On a déjà vu des footballeurs jouer sur le terrain de la charité et de la réconciliation nationale, et non aller fricotter avec un commando de militaires auteurs de lynchages et de carnages sous les alibis patriotiques. Dans quelle tenue se présentera  Samuel Eto’o devant ses interlocuteurs ? Avec le maillot des Lions Indomptables? Le pagne du parti au pouvoir? La tenue de combat de l’armée camerounaise? Avec qui parlera-t-il? Les sécessionnistes  ou les fédéralistes? Va-t-il dialoguer avec les sécessionnistes alors que le régime Biya n’a fait que dire qu’il ne dialoguera jamais avec les terroristes?

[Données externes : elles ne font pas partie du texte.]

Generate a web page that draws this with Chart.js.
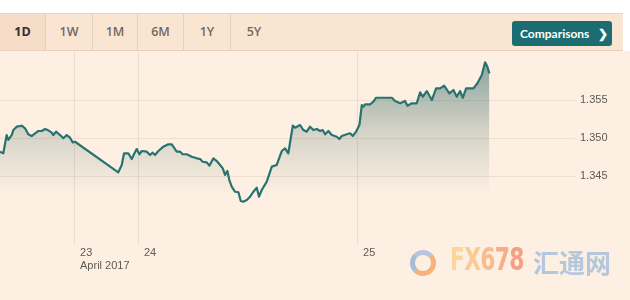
<!DOCTYPE html>
<html><head><meta charset="utf-8">
<script src="https://cdn.jsdelivr.net/npm/chart.js@4"></script>
<style>
html,body{margin:0;padding:0;width:630px;height:300px;overflow:hidden;background:#fdf0e3;font-family:"Open Sans","Liberation Sans",sans-serif}
#top{position:absolute;left:0;top:0;width:630px;height:13px;background:#fff}
#topr{position:absolute;left:623px;top:0;width:7px;height:51px;background:#fff}
#bar{position:absolute;left:0;top:13px;width:623px;height:36px;background:#fae5d2;border-top:1px solid #ecd6c2;border-bottom:1px solid #e6d0bc}
.btn{position:absolute;top:0;height:36px;line-height:36px;text-align:center;font-size:12.5px;font-weight:600;color:#726961;border-right:1px solid #e8d1bc;box-sizing:border-box}
.sel{background:#f5dcc6;color:#33302e;font-weight:700}
#cmp{position:absolute;left:512px;top:7px;width:100px;height:25px;border-radius:3px;background:#1c6d72;color:#fff;font-family:Lato,"Open Sans",sans-serif;font-weight:700;font-size:12px;line-height:25px}
#cmp span.t{position:absolute;left:8px}
#cmp span.c{position:absolute;left:86px;font-size:12px}
#wm{position:absolute;left:408px;top:245px;height:36px}
#logo{position:absolute;left:2px;top:5px;width:16px;height:16px;border-radius:50%;border:5px solid #f4b27e;border-left-color:#a9bcd6;border-top-color:#b7c6dc}
#fx{position:absolute;left:42px;top:-5px;font-family:"DejaVu Sans Condensed","DejaVu Sans",sans-serif;font-weight:bold;font-size:32px;letter-spacing:-1px;white-space:nowrap;transform:scaleX(0.76);transform-origin:left top}
#cn{position:absolute;left:125px;top:-2px;font-family:"Noto Sans CJK SC",sans-serif;font-weight:bold;font-size:26px;color:#b5c7dc;white-space:nowrap}
canvas{position:absolute;left:0;top:0}
</style></head>
<body>
<div id="top"></div>
<div id="bar">
  <div class="btn sel" style="left:0;width:46px">1D</div>
  <div class="btn" style="left:46px;width:47px">1W</div>
  <div class="btn" style="left:93px;width:45px">1M</div>
  <div class="btn" style="left:138px;width:46px">6M</div>
  <div class="btn" style="left:184px;width:47px">1Y</div>
  <div class="btn" style="left:231px;width:46px;border-right:none">5Y</div>
  <div id="cmp"><span class="t">Comparisons</span><span class="c">&#10095;</span></div>
</div>
<div id="topr"></div>
<canvas id="c" width="630" height="300"></canvas>
<div id="wm"><div id="logo"></div><div id="fx"><span style="color:#fbd69b">F</span><span style="color:#fbcb93">X</span><span style="color:#f9bb8e">6</span><span style="color:#f7ac8a">7</span><span style="color:#f5a086">8</span></div><div id="cn">汇通网</div></div>
<script>
// Trading-time axis in hours (weekend compressed), start of visible window = 0
const times = [0,0.36,0.73,0.91,1.28,1.46,1.83,2.38,2.74,3.10,3.47,3.84,4.20,4.57,4.93,5.29,5.67,5.84,6.14,6.58,6.94,7.31,7.67,7.97,8.22,
 12.96,13.34,13.59,14.06,14.43,14.68,14.98,15.27,15.53,16.08,16.44,16.73,16.99,17.35,17.90,18.44,18.82,18.99,19.36,19.73,20.02,20.46,
 21.01,21.56,21.92,22.21,22.65,22.94,23.38,23.75,24.11,24.41,24.66,24.91,25.13,25.39,25.75,26.12,26.38,26.66,27.04,27.40,27.76,28.13,
 28.38,28.68,29.23,29.78,30.32,30.87,31.23,31.59,32.08,32.33,32.88,33.24,33.61,33.97,34.33,34.71,35.07,35.36,35.62,35.98,36.35,36.90,
 37.18,37.45,37.99,38.36,38.65,39.01,39.38,39.64,39.82,40.00,40.55,40.91,41.21,41.64,42.00,42.38,42.93,43.29,43.84,44.38,44.64,45.12,
 45.66,46.03,46.32,46.76,47.31,47.78,48.22,48.66,49.24,49.68,50.05,50.41,50.71,51.07,51.87,52.31,52.79,53.15,53.40,53.62];
const rates = [1.34820,1.34799,1.35039,1.34974,1.35039,1.35105,1.35149,1.35162,1.35128,1.35049,1.35026,1.35062,1.35092,1.35092,1.35118,1.35101,1.35070,1.35039,1.35083,1.35039,1.34996,1.35039,1.35004,1.34943,1.34951,
 1.34549,1.34645,1.34799,1.34799,1.34724,1.34786,1.34855,1.34786,1.34829,1.34820,1.34776,1.34807,1.34776,1.34829,1.34886,1.34917,1.34917,1.34886,1.34820,1.34820,1.34786,1.34786,
 1.34754,1.34733,1.34724,1.34688,1.34680,1.34636,1.34733,1.34697,1.34645,1.34601,1.34513,1.34566,1.34447,1.34359,1.34293,1.34286,1.34171,1.34162,1.34184,1.34228,1.34293,1.34346,
 1.34228,1.34316,1.34426,1.34623,1.34645,1.34829,1.34864,1.34799,1.35162,1.35136,1.35171,1.35105,1.35083,1.35149,1.35105,1.35118,1.35092,1.35105,1.35049,1.35092,1.35039,1.35017,
 1.34987,1.35026,1.35049,1.35062,1.35026,1.35083,1.35171,1.35434,1.35412,1.35443,1.35443,1.35478,1.35530,1.35530,1.35530,1.35530,1.35530,1.35487,1.35457,1.35487,1.35425,1.35457,
 1.35457,1.35601,1.35543,1.35618,1.35500,1.35654,1.35654,1.35688,1.35588,1.35632,1.35543,1.35618,1.35530,1.35654,1.35654,1.35720,1.35829,1.35996,1.35938,1.35851];
const dayTickHours = [8.11, 15.12, 39.12];
const dayTickLabels = ['23', '24', '25'];
const monthLabel = 'April 2017';
const rateTicks = [1.345, 1.350, 1.355];

const points = times.map((t, i) => ({x: t, y: rates[i]}));

const xLabels = {
  id: 'xLabels',
  afterDraw(chart) {
    const c = chart.ctx, s = chart.scales.x;
    c.save();
    c.font = '11px "Liberation Sans", Arial, sans-serif';
    c.fillStyle = '#5e5955';
    c.textBaseline = 'middle';
    c.textAlign = 'left';
    dayTickHours.forEach((h, i) => {
      const px = s.getPixelForValue(h);
      c.fillText(dayTickLabels[i], px + 6, 253);
      if (i === 0) c.fillText(monthLabel, px + 6, 266);
    });
    c.restore();
  }
};

new Chart(document.getElementById('c'), {
  type: 'line',
  data: {
    datasets: [{
      data: points,
      borderColor: '#287370',
      borderWidth: 2.2,
      borderJoinStyle: 'round',
      pointRadius: 0,
      tension: 0,
      fill: 'start',
      backgroundColor(ctx) {
        const ch = ctx.chart;
        if (!ch.chartArea) return 'rgba(0,0,0,0)';
        const y = ch.scales.y;
        const g = ch.ctx.createLinearGradient(0, y.getPixelForValue(1.3605), 0, y.getPixelForValue(1.3425));
        g.addColorStop(0, 'rgba(30,98,100,0.55)');
        g.addColorStop(0.55, 'rgba(60,100,95,0.2)');
        g.addColorStop(1, 'rgba(60,100,95,0)');
        return g;
      }
    }]
  },
  options: {
    responsive: false,
    animation: false,
    layout: {padding: {top: 52, left: 0, right: 0, bottom: 0}},
    plugins: {legend: {display: false}, tooltip: {enabled: false}},
    scales: {
      x: {
        type: 'linear', min: 0, max: 63,
        grid: {color: '#eddccc', drawTicks: false},
        border: {display: false},
        ticks: {display: false},
        afterBuildTicks: s => { s.ticks = dayTickHours.map(v => ({value: v})); },
        afterFit: s => { s.height = 55; }
      },
      y: {
        position: 'right',
        min: 1.33592, max: 1.36132,
        grid: {color: '#efdfcf', drawTicks: false},
        border: {display: false},
        ticks: {
          padding: 5,
          color: '#5e5955',
          font: {family: '"Liberation Sans", Arial, sans-serif', size: 11},
          callback: v => v.toFixed(3)
        },
        afterBuildTicks: s => { s.ticks = rateTicks.map(v => ({value: v})); },
        afterFit: s => { s.width = 55; }
      }
    }
  },
  plugins: [xLabels]
});
</script>
</body></html>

Le conflit en région anglophone est politique et diplomatique et non footballistique. Le régime Biya a court-circuité tous les systèmes de régulation, a grillé ou emprisonné tous les intermédiaires de la négociation, et confie à présent une mission surhumaine à un joueur de ballon, vierge d’expérience politique, au milieu des docteurs Frankeinstein du régime, des bourrins en uniformes , et des monstres qui surgissent des bosquets avec machettes, lances, armes de chasse et des roquettes.

Depuis le début de cette guerre, Paul Biya, prétendu chef des Armées, est resté cloîtré dans son bunker présidentiel à Yaoundé. Et c’est Samuel Eto’o qui n’a jamais suivi une formation militaire qu’il envoie comme son ambassadeur au front. Et le pichichi accepte son nouveau transfert dans le club qui ne remporte que les trophées de morts.

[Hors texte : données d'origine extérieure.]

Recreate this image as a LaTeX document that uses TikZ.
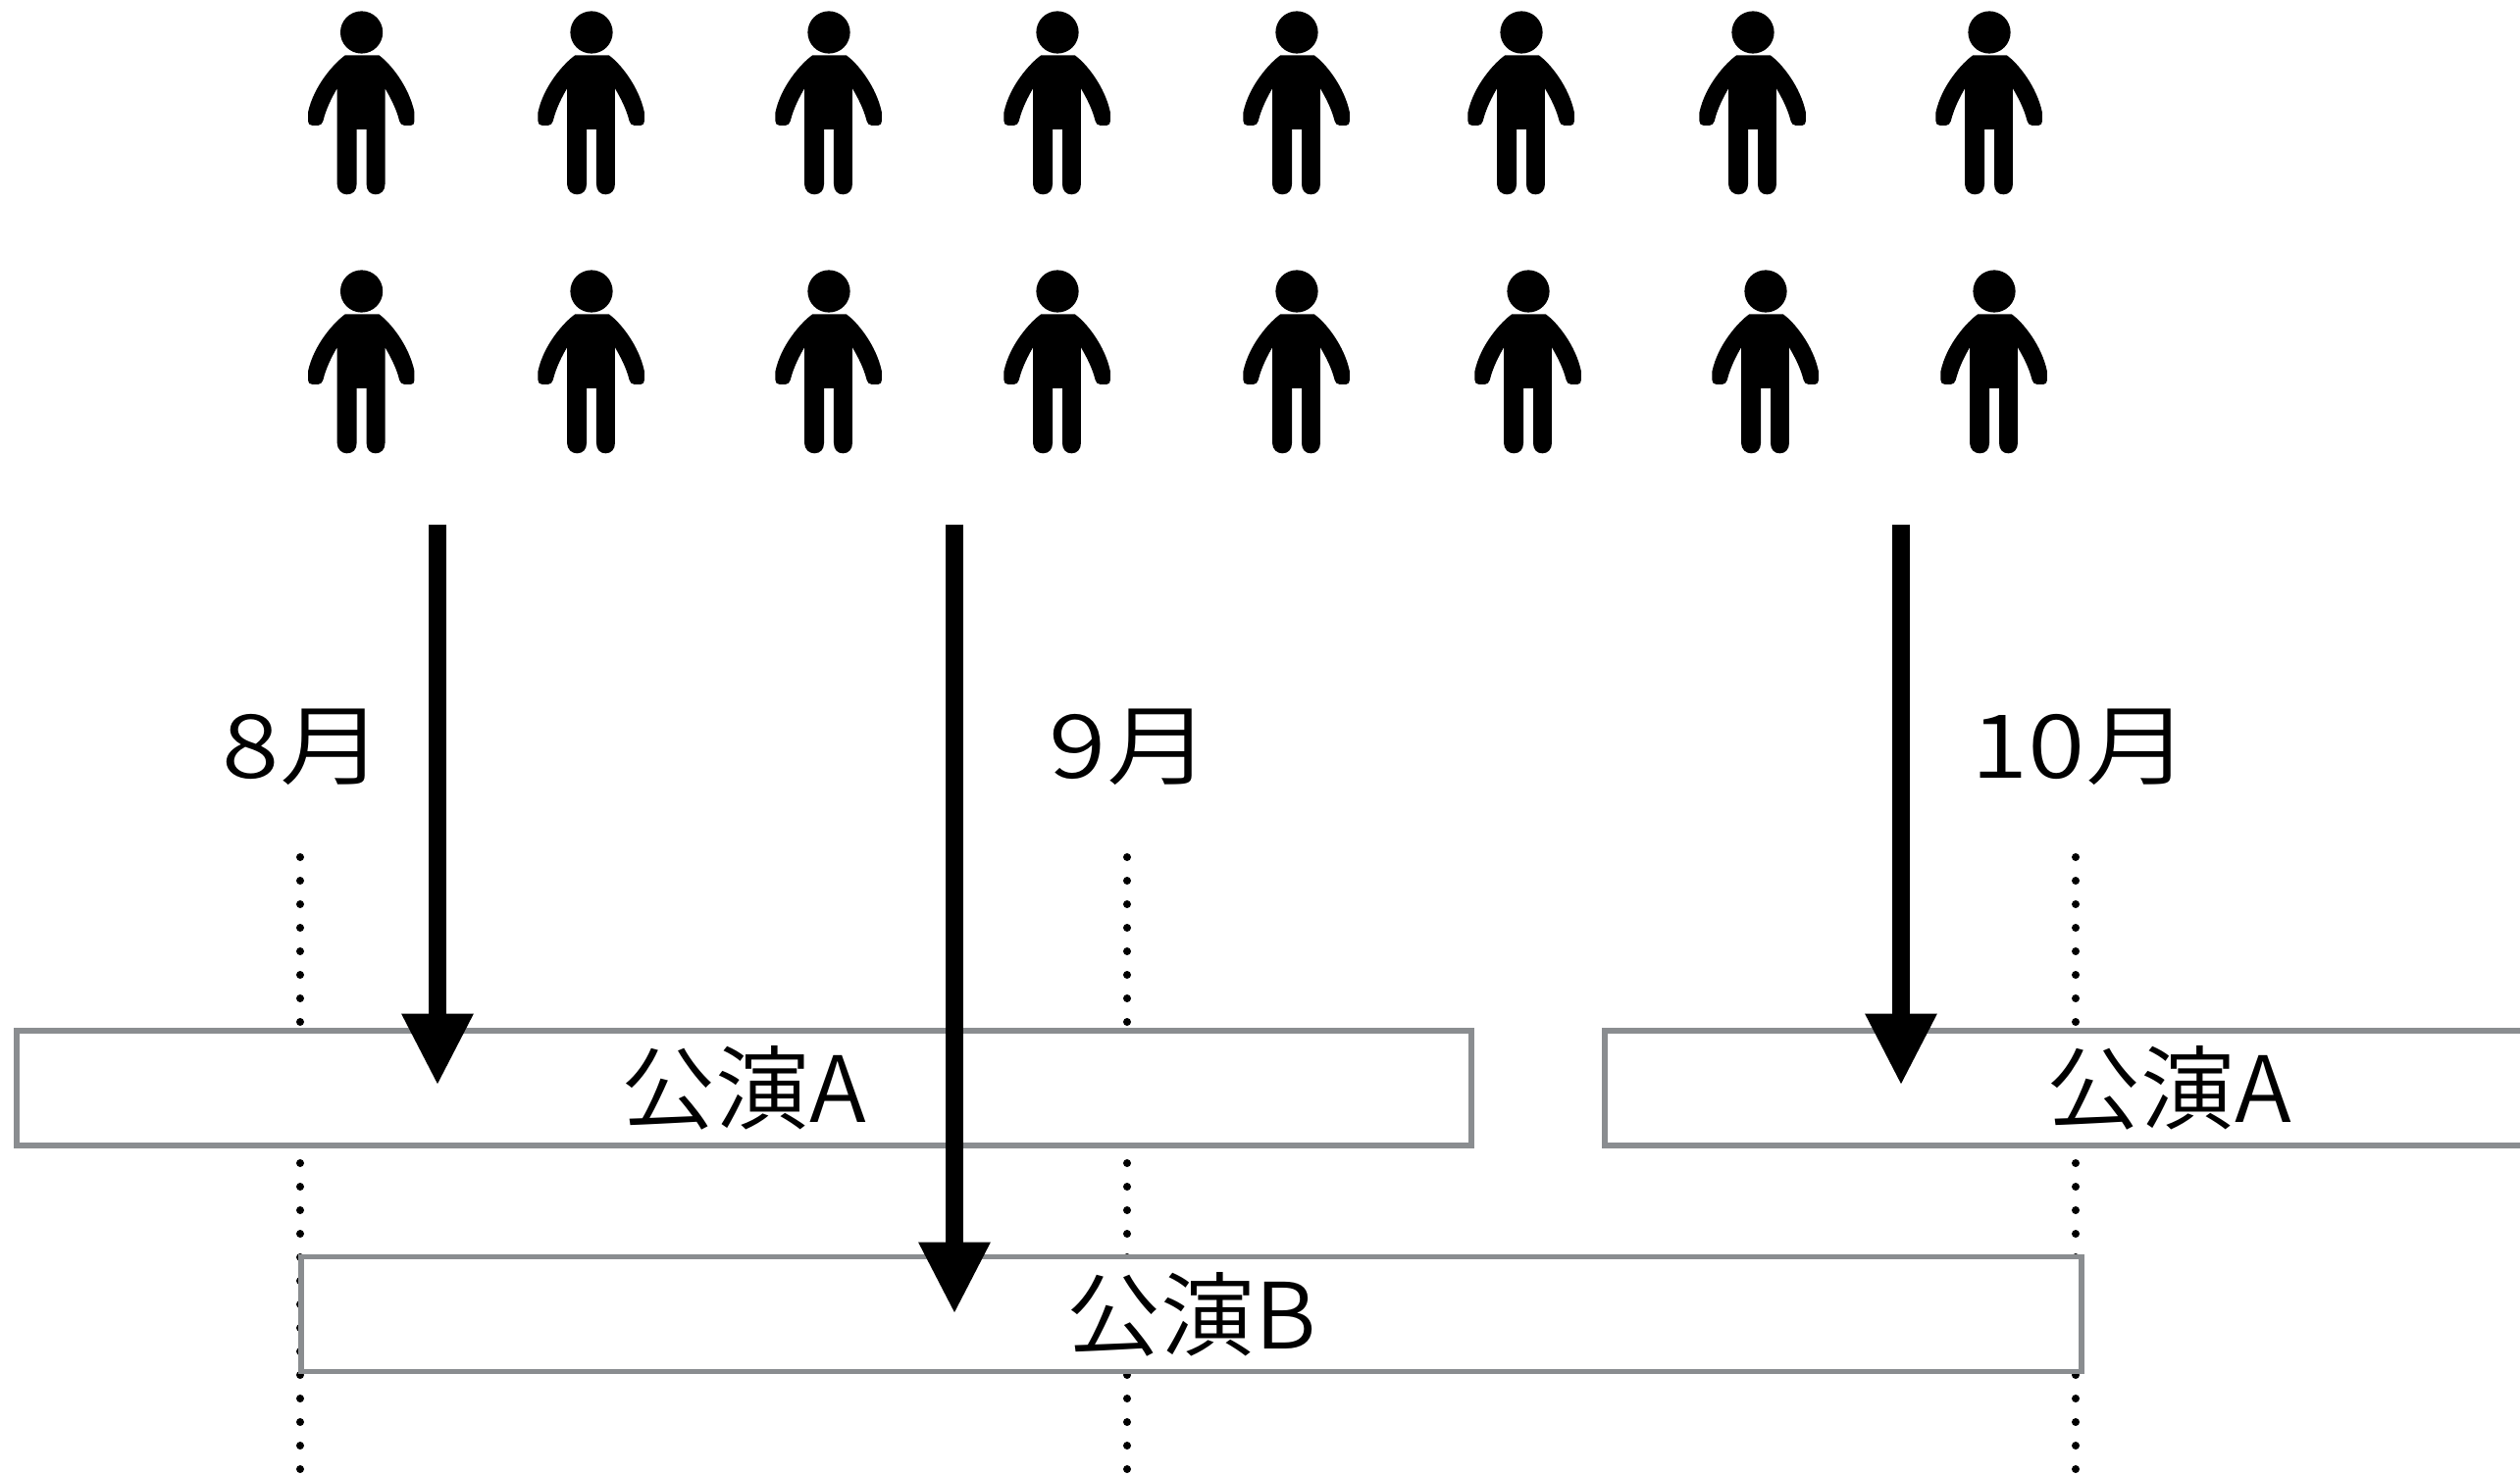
\documentclass[tikz,border=0pt]{standalone}
\usepackage{fontspec}
\usetikzlibrary{arrows.meta, positioning}
\newfontfamily\jpfont[FakeStretch=1.03]{Noto Sans CJK JP DemiLight}
\newfontfamily\monthfont[FakeStretch=1.18]{Noto Sans CJK JP DemiLight}
\definecolor{boxgray}{HTML}{8A8D90}
\tikzset{
    stage/.style={rectangle, draw=boxgray, fill=white, line width=0.055cm, inner sep=0pt, minimum height=1.17cm, font=\jpfont\fontsize{26.5}{30}\selectfont},
    month/.style={inner sep=0pt, font=\monthfont\fontsize{25.6}{30}\selectfont},
    timeline/.style={line width=0.08cm, line cap=round, dash pattern=on 0pt off 0.24cm},
    flow/.style={line width=0.187cm, -{Triangle[length=0.735cm, width=0.68cm]}},
    person/.pic={
        \fill[x=0.00333cm, y=-0.00333cm] (0,0) circle (65);
        \fill[x=0.00333cm, y=-0.00333cm] (-50,70) .. controls (-85,95) and (-147,165) .. (-164,245)
            -- (-164,272) .. controls (-164,280) and (-160,285) .. (-152,285) -- (-132,285) .. controls (-125,285) and (-121,280) .. (-118,272)
            .. controls (-108,232) and (-90,198) .. (-75,172)
            -- (-75,465) .. controls (-75,485) and (-60,497) .. (-45,497) .. controls (-26,497) and (-15,485) .. (-15,465)
            -- (-15,297) -- (15,297) -- (15,465) .. controls (15,485) and (26,497) .. (43,497) .. controls (60,497) and (72,485) .. (72,465)
            -- (72,172) .. controls (87,198) and (106,232) .. (116,272) .. controls (119,280) and (123,285) .. (130,285) -- (152,285)
            .. controls (158,285) and (162,280) .. (162,272) -- (162,245) .. controls (145,165) and (88,95) .. (53,70) -- cycle;
    }
}
\begin{document}
\begin{tikzpicture}
    \path[use as bounding box, clip] (0,0) rectangle (25.69,15.03);

    % audience, two rows
    \foreach \px [count=\i] in {3.686, 6.03, 8.45, 10.78, 13.22, 15.51, 17.87, 20.28} {
        \pic (top\i) at (\px, 14.70) {person};
    }
    \foreach \px [count=\i] in {3.686, 6.03, 8.45, 10.78, 13.22, 15.58, 18.00, 20.33} {
        \pic (bottom\i) at (\px, 12.06) {person};
    }

    % month labels and dotted lines
    \node[month] (aug) at (3.09, 7.41) {8月};
    \node[month] (sep) at (11.52, 7.41) {9月};
    \node[month] (oct) at (21.21, 7.41) {10月};

    \coordinate (augtop) at (3.06, 6.29);
    \coordinate (augend) at (3.06, 0.02);
    \coordinate (septop) at (11.49, 6.29);
    \coordinate (sepend) at (11.49, 0.02);
    \coordinate (octtop) at (21.16, 6.29);
    \coordinate (octend) at (21.16, 0.02);
    \draw[timeline] (augtop) -- (augend);
    \draw[timeline] (septop) -- (sepend);
    \draw[timeline] (octtop) -- (octend);

    % performances
    \node[stage, minimum width=14.83cm] (showa) at (7.585, 3.935) {公演A};
    \node[stage, minimum width=11.5cm] (showc) at (22.11, 3.935) {公演A};
    \node[stage, minimum width=18.15cm] (showb) at (12.145, 1.63) {公演B};

    % arrows
    \coordinate (flowa) at (4.46, 9.68);
    \coordinate (flowb) at (9.73, 9.68);
    \coordinate (flowc) at (19.38, 9.68);
    \coordinate (tipa) at (4.46, 3.96);
    \coordinate (tipb) at (9.73, 1.63);
    \coordinate (tipc) at (19.38, 3.96);
    \draw[flow] (flowa) -- (tipa);
    \draw[flow] (flowb) -- (tipb);
    \draw[flow] (flowc) -- (tipc);
\end{tikzpicture}
\end{document}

Le 1er avril dernier, pour  un poisson d’avril lui attribuant des ambitions politiques, Samuel Eto’o avait menacé de porter plainte contre Jeune Afrique et France 24. Il avait fait publier un démenti musclé: 《 Ce canular est malfaisant aussi bien sur la forme que sur le fond(… )Plus grave, les auteurs de cette farce évoquent pour la railler la crise anglophone. Une situation qui cause au quotidien la désolation et le deuil dans mon pays》. Et voilà donc Samuel Eto’o, quelques mois après, qui enfile ses crampons, pour aller jouer sur les terrains de la en crise anglophone, là où crépitent les balles qui entrent dans le corps sans gilet et laissent de gros  trous tels  les filets des buts. Là-bas, Éto’o ne marquera jamais un but, mais risque d’être buté. N’a-t-il pas regardé la vidéo du gouverneur qui tremblait comme un paludéen quand les rebelles anglophones ont attaqué son convoi? N’a-t-on pas informé Samuel Eto’o qu’au moment où il était reçu hier au palais présidentiel, un commissaire de police venait d’être enlevé?

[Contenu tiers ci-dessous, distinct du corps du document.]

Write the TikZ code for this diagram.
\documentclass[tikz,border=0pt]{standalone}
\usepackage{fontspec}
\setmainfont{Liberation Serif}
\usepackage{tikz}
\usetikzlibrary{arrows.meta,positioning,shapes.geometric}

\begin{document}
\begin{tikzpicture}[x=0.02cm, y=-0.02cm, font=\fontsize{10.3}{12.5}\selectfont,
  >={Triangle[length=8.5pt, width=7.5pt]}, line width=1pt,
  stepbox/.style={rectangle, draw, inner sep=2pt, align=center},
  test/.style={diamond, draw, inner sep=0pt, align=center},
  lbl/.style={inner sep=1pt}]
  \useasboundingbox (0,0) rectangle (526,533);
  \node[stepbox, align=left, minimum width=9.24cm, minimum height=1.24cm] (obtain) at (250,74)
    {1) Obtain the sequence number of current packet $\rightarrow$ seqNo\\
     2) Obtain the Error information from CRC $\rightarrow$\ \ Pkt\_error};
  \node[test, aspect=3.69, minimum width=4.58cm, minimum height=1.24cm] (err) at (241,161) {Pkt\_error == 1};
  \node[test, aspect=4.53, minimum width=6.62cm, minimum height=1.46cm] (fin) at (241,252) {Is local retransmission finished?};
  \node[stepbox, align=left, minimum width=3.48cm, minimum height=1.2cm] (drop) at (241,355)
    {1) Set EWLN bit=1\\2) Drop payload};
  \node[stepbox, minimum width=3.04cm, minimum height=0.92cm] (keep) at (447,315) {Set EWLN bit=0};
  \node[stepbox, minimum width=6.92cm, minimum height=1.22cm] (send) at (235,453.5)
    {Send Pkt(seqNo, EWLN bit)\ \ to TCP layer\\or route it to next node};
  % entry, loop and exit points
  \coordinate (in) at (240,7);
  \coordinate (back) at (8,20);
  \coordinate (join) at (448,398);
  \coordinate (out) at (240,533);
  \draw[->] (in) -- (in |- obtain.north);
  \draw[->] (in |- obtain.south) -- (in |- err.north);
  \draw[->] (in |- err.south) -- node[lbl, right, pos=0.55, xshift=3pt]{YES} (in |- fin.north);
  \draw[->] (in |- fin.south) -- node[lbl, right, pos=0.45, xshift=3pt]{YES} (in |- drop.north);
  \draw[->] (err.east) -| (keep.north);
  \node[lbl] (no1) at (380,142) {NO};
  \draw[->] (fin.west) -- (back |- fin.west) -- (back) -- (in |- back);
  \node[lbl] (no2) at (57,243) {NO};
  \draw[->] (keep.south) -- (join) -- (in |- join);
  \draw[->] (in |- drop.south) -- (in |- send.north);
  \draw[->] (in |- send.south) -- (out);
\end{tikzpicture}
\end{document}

《j’estime que les propos attribués à ma modeste personne sous le couvert d’une supposée farce sont absolument réducteurs et dénotent un manque de respect total de la part de leurs auteurs qui prentendraient qu’en 2017 j’aurais déclaré « avoir toujours rêvé de faire la politique » en precisant que « le moment tant attendu est enfin là 》, avait ajouté Samuel Eto’o. Le moment d’entrer en politique par une crise politique qui dépasse les hommes politiques est arrivé pour Samuel Eto’o. Comme le disait Paul Valéry en 1931: 《 La politique fut d’abord l’art d’empêcher les gens de se mêler de ce qui les regarde. Maintenant, on y adjoint l’art de contraindre les gens à se mêler de ce qu’ils ne comprennent pas》.